Bob Dylan’s 1985 box set Biograph came with an interview in which Dylan said: “Some guys got it down – Leonard Cohen, Paul Brady, Lou Reed, secret heroes, John Prine, David Allen Coe, Tom Waits. I listen more to that kind of stuff than whatever is popular.” Despite being listed by such an authority in such exalted company, some 40 years later, Brady remains something of a “secret hero”, at least outside his Ireland, where he enjoys national treasure status. Having made his name playing traditional music in Planxty, by the early 1980s he had turned contemporary singer-songwriter, sounding like an Irish Loudon Wainwright III or a cross between Christy Moore and Sting. His songs went on to be covered by everyone from Tina Turner to Joe Cocker and there were memorable co-writes with Bonnie Raitt and Carole King.
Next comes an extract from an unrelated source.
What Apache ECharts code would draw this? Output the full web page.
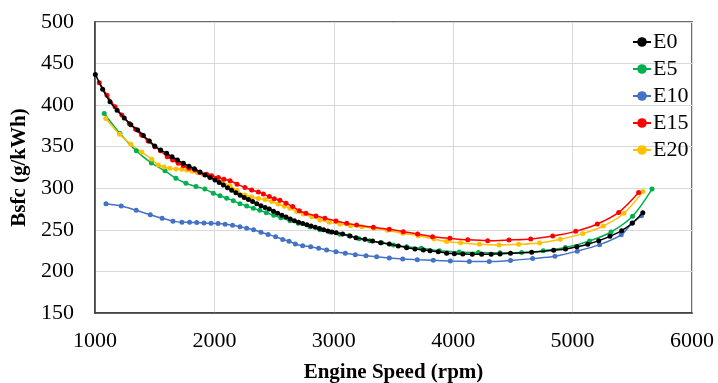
<!DOCTYPE html>
<html>
<head>
<meta charset="utf-8">
<script src="https://cdn.jsdelivr.net/npm/echarts@6/dist/echarts.min.js"></script>
<style>html,body{margin:0;padding:0;background:#fff;}#c{width:718px;height:383px;}</style>
</head>
<body>
<div id="c"></div>
<script>
var seriesNames = ['E0', 'E5', 'E10', 'E15', 'E20'];
var xTicks = [1000, 2000, 3000, 4000, 5000, 6000];
var yTicks = [150, 200, 250, 300, 350, 400, 450, 500];

var e0 = [[1003,437],[1064,419],[1126,404],[1185,394],[1245,384.5],[1300,376.5],[1357,370],[1405,363.5],[1455,357],[1500,351],[1550,346],[1600,342],[1645,338],[1690,334],[1740,330],[1787,326.5],[1832,323.5],[1879,319.5],[1921,316],[1963,313],[2005,310],
[2040,307],[2075,304],[2110,300.5],[2145,297.5],[2180,294.5],[2215,291.5],[2250,289],[2285,286.5],[2320,284],[2355,281.5],[2390,279],[2425,277],[2460,275],[2495,272.5],[2530,270],[2565,267.5],[2600,265.5],[2635,263],[2670,261],[2705,259],[2740,257.5],[2775,256],[2810,254.5],[2845,253],[2880,251.5],[2915,250],[2950,248.5],[2985,247.5],[3020,246.5],
[3074,245],[3136,242.6],[3186,240.6],[3261,238.6],[3325,236.6],[3392,234.6],[3465,233],[3540,230.6],[3610,228.5],[3680,227],[3750,225.8],[3806,224.9],[3875,223.7],[3945,222],[4010,221.4],[4080,221],[4160,220.6],[4238,220.6],[4318,220.8],[4392,221],[4480,221.8],[4657,223],[4841,225.5],[4940,227],[5036,229.7],[5127,232.8],[5219,237],[5313,242.2],[5411,249],[5501,258.2],[5588,270.6]];

var e5 = [[1077,390],[1209,366],[1346,345],[1472,330.5],[1586,321],[1678,312],[1762,306],[1846,302],[1920,299],[1991,294],[2047,291],[2103,288],[2158,285],[2214,281.5],[2270,278.7],[2326,275.9],[2380,273.5],[2435,270.5],[2497,267.5],[2556,264.5],[2633,261],[2703,257.8],[2801,253.8],[2884,250.2],[2968,247.5],[3050,244.8],[3128,242.8],[3212,239.2],[3300,236.8],[3401,234.6],[3500,231.8],[3610,229.7],[3733,227.8],[3884,225],[4051,223.5],[4211,222.8],[4392,222.5],[4573,222.8],[4754,224.9],[4940,228.7],[5142,236.6],[5322,247.4],[5502,266.3],[5665,299]];

var e10 = [[1092,281.5],[1220,278.7],[1345,273.5],[1463,268.2],[1562,264],[1653,260.5],[1728,259.1],[1792,259],[1852,258.8],[1913,258.2],[1972,257.9],[2031,257.5],[2090,256.7],[2152,255.5],[2214,253.8],[2270,252],[2328,250.2],[2390,247.2],[2450,244.5],[2512,241.7],[2572,238.5],[2625,236.3],[2678,233],[2739,230.9],[2806,229.7],[2873,227.8],[2940,225.8],[3018,223.7],[3096,221.8],[3180,220.1],[3270,218.9],[3359,217.7],[3465,216.1],[3577,214.9],[3699,214.1],[3833,213.3],[3976,212.5],[4135,212],[4302,211.8],[4480,213.2],[4665,215.4],[4852,218.2],[5039,224.4],[5226,232.2],[5407,244],[5498,257.9],[5577,267]];

var e15 = [[1036,427],[1100,412],[1168,398],[1225,388],[1287,378],[1340,371],[1390,364],[1445,357],[1502,350],[1549,345],[1605,338],[1650,334],[1697,330],[1740,327],[1787,324],[1838,322],[1879,319],[1935,317],[1977,315],[2033,313],[2080,311],[2131,309],[2190,305],[2256,301],[2312,298],[2368,295.5],[2410,293],[2460,290],[2502,287.5],[2549,285.5],[2600,282],[2656,278],[2711,273],[2767,270],[2851,266.7],[2926,264],[3018,260.6],[3108,257.8],[3191,255.8],[3331,253],[3465,250.6],[3582,247.8],[3702,245],[3827,241.8],[3973,239.8],[4122,238],[4289,237],[4467,237.8],[4649,239],[4833,242.6],[5026,248.2],[5207,257],[5386,271],[5553,295]];

var e20 = [[1090,384],[1206,365],[1300,353],[1391,343.5],[1475,335],[1530,328],[1578,325.5],[1628,324],[1678,323.2],[1726,323],[1768,322],[1815,320.5],[1857,319],[1907,317],[1957,315],[2005,312],[2060,308],[2131,303],[2190,297],[2256,292],[2312,289.6],[2368,287.6],[2424,286.5],[2480,284],[2535,281],[2585,278.5],[2633,276],[2689,272],[2745,269],[2815,265.8],[2884,262],[2962,259],[3052,257],[3141,255],[3233,253.8],[3337,252],[3448,249.5],[3577,246],[3708,243],[3839,239],[3945,236],[4062,234.5],[4219,232.6],[4384,231.8],[4548,232.6],[4724,234.2],[4897,238.6],[5085,245.5],[5257,254.6],[5430,270],[5589,296]];

var seriesData = [e0, e5, e10, e15, e20];
var colors = ['#000000', '#00b050', '#4472c4', '#ff0000', '#ffc000'];

var chart = echarts.init(document.getElementById('c'), null, {renderer: 'canvas'});
var font = '"Liberation Serif", "Times New Roman", serif';

chart.setOption({
  animation: false,
  backgroundColor: '#ffffff',
  grid: {left: 95, right: 26, top: 22, bottom: 70, show: true, borderColor: '#3a3a3a', borderWidth: 1.5, backgroundColor: 'transparent', outerBoundsMode: 'none', containLabel: false},
  legend: {
    orient: 'vertical', left: 627, top: 26,
    itemWidth: 18, itemHeight: 12, itemGap: 5,
    data: seriesNames,
    textStyle: {fontFamily: font, fontSize: 22, color: '#000', lineHeight: 22, padding: [0,0,0,-3]}
  },
  xAxis: {
    type: 'value', min: xTicks[0], max: xTicks[xTicks.length - 1], interval: 1000,
    name: 'Engine Speed (rpm)', nameLocation: 'middle', nameGap: 49,
    nameTextStyle: {fontFamily: font, fontSize: 21, fontWeight: 'bold', color: '#000'},
    axisLine: {show: true, lineStyle: {color: '#3a3a3a', width: 1.5}},
    axisTick: {show: false},
    axisLabel: {fontFamily: font, fontSize: 22, color: '#000', margin: 17, formatter: function (v) { return String(v); }},
    splitLine: {show: true, lineStyle: {color: '#d9d9d9', width: 1}}
  },
  yAxis: {
    type: 'value', min: yTicks[0], max: yTicks[yTicks.length - 1], interval: 50,
    name: 'Bsfc (g/kWh)', nameLocation: 'middle', nameGap: 62,
    nameTextStyle: {fontFamily: font, fontSize: 21, fontWeight: 'bold', color: '#000'},
    axisLine: {show: true, lineStyle: {color: '#3a3a3a', width: 1.5}},
    axisTick: {show: false},
    axisLabel: {fontFamily: font, fontSize: 22, color: '#000', margin: 21, formatter: function (v) { return String(v); }},
    splitLine: {show: true, lineStyle: {color: '#d9d9d9', width: 1}}
  },
  series: seriesNames.map(function (n, i) {
    return {
      name: n, type: 'line', data: seriesData[i], smooth: 0.3,
      symbol: 'circle', symbolSize: 5, showSymbol: true,
      color: colors[i],
      lineStyle: {color: colors[i], width: 1.5},
      itemStyle: {color: colors[i]},
      z: [5, 3, 2, 4, 3][i]
    };
  })
});
</script>
</body>
</html>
This four-disc set serves as a career retrospective – yet one with a difference, for the 64 tracks are mostly unreleased recordings from his home studio, concert performances and radio/TV broadcasts. We get demos of some of his best-known compositions such as ‘Luck of the Draw’, ‘Walk The White Line’ and ‘Trick or Treat’, live versions of his arrangements of the trad songs ‘Arthur McBride’ (which Dylan borrowed) and ‘Bruach Loch Pontchartrain’, different mixes of hits such as ‘Deep in Your Heart’ and ‘Nobody Knows’ and some fabulous duets with the likes of Kate Rusby (‘All God’s Angels’), Carole King (‘Believe in Me’) and, best of all, a luminous call-and-response jewel with the great Mary Black on ‘I Will Be There’. Some of his songs veer rather too close to the pop mainstream but then the purists said that about Dylan when he plugged in at the Newport Folk Festival. For the most part, Brady’s Irish roots are never hiding too far away.